Alexandra Pelvin's production plays both the aesthetics and the truth of the situation - it looks visually spectacular (between Andrew Kay's lush set, Helen Drum's period outfits, and some well=chosen props and set dressing by Gail Cantile, Anne Gallen, and Antonia Kitzel), and it also is able to engage deeply in the ideas, feeling the very contemporary anxieties that drive the characters. There's an element of fantasy in the staging (particularly the way lead character Judy moves, every step carefully considered), but also reality in the emotions underpinning everything. It's a masterful look at the text that brings out every nuance.

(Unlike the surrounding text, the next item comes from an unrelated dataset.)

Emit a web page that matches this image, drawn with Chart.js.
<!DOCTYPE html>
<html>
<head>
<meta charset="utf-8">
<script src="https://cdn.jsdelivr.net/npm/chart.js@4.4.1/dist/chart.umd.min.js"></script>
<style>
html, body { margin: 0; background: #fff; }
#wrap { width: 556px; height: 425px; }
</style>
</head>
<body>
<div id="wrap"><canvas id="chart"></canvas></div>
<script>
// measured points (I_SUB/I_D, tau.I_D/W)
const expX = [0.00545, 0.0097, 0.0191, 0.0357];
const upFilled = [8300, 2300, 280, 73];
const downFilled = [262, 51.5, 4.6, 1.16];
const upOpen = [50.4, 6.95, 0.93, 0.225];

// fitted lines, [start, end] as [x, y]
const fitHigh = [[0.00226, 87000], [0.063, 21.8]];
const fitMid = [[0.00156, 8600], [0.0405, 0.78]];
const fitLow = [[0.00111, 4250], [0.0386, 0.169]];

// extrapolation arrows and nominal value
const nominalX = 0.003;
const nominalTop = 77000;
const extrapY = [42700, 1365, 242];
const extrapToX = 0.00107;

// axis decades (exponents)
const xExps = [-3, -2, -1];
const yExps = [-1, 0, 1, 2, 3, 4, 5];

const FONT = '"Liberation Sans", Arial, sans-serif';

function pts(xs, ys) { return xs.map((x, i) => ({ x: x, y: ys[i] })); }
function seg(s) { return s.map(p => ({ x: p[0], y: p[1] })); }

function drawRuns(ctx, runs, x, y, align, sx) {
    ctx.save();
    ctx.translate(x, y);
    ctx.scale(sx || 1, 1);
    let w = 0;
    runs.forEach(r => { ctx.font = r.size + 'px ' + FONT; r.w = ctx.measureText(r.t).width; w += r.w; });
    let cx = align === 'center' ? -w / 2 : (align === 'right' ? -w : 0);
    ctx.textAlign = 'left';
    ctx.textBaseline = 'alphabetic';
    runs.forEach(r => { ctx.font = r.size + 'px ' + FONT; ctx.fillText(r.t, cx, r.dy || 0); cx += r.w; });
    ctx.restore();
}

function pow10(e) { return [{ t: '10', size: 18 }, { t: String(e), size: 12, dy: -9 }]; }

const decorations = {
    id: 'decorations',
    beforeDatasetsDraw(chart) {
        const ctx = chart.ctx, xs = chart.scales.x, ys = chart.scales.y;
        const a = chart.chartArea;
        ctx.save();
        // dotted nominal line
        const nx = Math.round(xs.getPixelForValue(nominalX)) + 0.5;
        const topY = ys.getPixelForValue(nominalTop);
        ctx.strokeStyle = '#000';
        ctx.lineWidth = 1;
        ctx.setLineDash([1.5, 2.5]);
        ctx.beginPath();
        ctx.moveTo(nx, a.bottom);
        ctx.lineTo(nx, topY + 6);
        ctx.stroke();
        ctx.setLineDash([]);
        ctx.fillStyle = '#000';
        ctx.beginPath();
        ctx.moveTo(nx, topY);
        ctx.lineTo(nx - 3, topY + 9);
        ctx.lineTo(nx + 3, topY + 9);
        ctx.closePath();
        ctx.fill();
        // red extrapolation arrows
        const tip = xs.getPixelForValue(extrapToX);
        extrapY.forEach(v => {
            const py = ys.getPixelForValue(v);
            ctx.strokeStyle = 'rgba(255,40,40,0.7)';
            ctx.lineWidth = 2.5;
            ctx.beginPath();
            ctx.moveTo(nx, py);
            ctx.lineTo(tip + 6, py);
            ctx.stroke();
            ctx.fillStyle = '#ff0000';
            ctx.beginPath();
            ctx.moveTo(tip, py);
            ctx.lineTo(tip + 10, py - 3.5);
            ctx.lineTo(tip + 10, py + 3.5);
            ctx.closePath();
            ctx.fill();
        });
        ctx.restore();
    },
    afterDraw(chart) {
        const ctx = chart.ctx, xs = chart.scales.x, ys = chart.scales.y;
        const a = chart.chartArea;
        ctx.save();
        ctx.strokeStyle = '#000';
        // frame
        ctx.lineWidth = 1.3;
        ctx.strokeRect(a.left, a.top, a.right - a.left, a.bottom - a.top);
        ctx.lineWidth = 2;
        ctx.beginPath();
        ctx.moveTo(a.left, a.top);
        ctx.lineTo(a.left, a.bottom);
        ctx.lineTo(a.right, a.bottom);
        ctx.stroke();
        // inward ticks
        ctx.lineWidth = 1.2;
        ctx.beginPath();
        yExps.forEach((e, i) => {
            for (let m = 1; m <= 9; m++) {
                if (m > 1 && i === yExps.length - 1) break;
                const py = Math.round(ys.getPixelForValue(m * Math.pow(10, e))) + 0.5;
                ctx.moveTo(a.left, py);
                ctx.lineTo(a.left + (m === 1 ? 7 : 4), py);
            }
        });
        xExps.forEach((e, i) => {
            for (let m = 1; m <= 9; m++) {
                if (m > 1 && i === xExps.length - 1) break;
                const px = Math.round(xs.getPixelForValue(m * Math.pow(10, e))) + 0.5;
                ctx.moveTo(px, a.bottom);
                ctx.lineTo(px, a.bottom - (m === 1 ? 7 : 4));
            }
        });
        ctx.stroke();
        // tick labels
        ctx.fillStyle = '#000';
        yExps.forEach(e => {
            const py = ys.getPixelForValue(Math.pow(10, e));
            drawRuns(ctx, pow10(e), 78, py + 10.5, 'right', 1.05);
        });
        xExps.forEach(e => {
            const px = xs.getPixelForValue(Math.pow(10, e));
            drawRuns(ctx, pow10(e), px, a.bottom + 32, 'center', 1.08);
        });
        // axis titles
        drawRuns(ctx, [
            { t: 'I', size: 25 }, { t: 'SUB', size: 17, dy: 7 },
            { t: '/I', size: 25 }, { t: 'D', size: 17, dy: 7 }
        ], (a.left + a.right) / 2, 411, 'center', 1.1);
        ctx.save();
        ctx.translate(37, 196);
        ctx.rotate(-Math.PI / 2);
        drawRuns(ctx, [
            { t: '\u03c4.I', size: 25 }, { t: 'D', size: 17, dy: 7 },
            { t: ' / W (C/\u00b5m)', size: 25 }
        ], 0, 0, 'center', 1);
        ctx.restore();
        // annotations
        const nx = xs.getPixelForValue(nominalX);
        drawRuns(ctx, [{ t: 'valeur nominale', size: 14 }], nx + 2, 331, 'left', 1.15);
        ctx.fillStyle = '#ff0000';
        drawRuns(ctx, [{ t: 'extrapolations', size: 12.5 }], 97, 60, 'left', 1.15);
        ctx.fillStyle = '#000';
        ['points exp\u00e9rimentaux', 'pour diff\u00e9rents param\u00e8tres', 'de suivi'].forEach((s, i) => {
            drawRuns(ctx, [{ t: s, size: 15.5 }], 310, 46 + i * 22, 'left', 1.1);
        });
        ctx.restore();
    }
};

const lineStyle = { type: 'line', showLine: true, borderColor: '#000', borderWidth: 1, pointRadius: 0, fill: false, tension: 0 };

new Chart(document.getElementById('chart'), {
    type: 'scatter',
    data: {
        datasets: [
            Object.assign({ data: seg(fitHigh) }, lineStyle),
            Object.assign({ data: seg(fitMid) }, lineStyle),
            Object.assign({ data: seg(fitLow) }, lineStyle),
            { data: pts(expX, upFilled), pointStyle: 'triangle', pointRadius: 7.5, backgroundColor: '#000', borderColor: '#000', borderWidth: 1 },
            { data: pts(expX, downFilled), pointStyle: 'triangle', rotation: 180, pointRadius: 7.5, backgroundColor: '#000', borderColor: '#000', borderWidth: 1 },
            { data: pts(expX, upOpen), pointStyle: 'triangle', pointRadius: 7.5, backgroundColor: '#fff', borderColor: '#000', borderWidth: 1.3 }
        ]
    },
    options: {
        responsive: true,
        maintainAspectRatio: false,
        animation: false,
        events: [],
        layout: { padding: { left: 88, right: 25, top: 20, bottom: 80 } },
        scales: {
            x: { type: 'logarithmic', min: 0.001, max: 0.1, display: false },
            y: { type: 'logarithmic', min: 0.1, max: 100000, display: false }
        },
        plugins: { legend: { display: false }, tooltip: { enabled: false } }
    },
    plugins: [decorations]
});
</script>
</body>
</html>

She's aided by a strong cast, led by Karina Hudson as domestic Goddess Judy - you can see her thinking and trying to position herself just right, and you can also see the panic behind her eyes as things don't quite pan out to what her fantasy is. Judy pushes quite far in her attempts to maintain the fantasy and Hudson makes every choice believable and relatable - we know exactly where it's coming from and how she's got herself in as far as she's gotten. In support are Ryan Street, as her conflicted husband Johnny - willing to play along til it all becomes overwhelming; Natalie Waldron as her friend Fran, with a foot in both now-and-then, with her own obvious blinkers about what she's living in; Terry Johnson as Fran's partner Marcus, a James Mason-ish sophisticate who emerges as something truly disturbing; Adele Lewin as her mother Sylvia who tries to dash Judy's fantasies with a few choice words of reality but has her own blinkers on about how their shared past has shaped Judy's choices; and Kayla Ciceran as Johnny's boss Alex, practical and businesslike but also human and willing to play along with the two nostalgiacs she's engaging in until, again, elements of the fantasy start to disturb her.
Altogether this is a thought provoking, intelligent, stylish production that digs a little deeper than you may expect. Well worth going out in a Canberra Winter.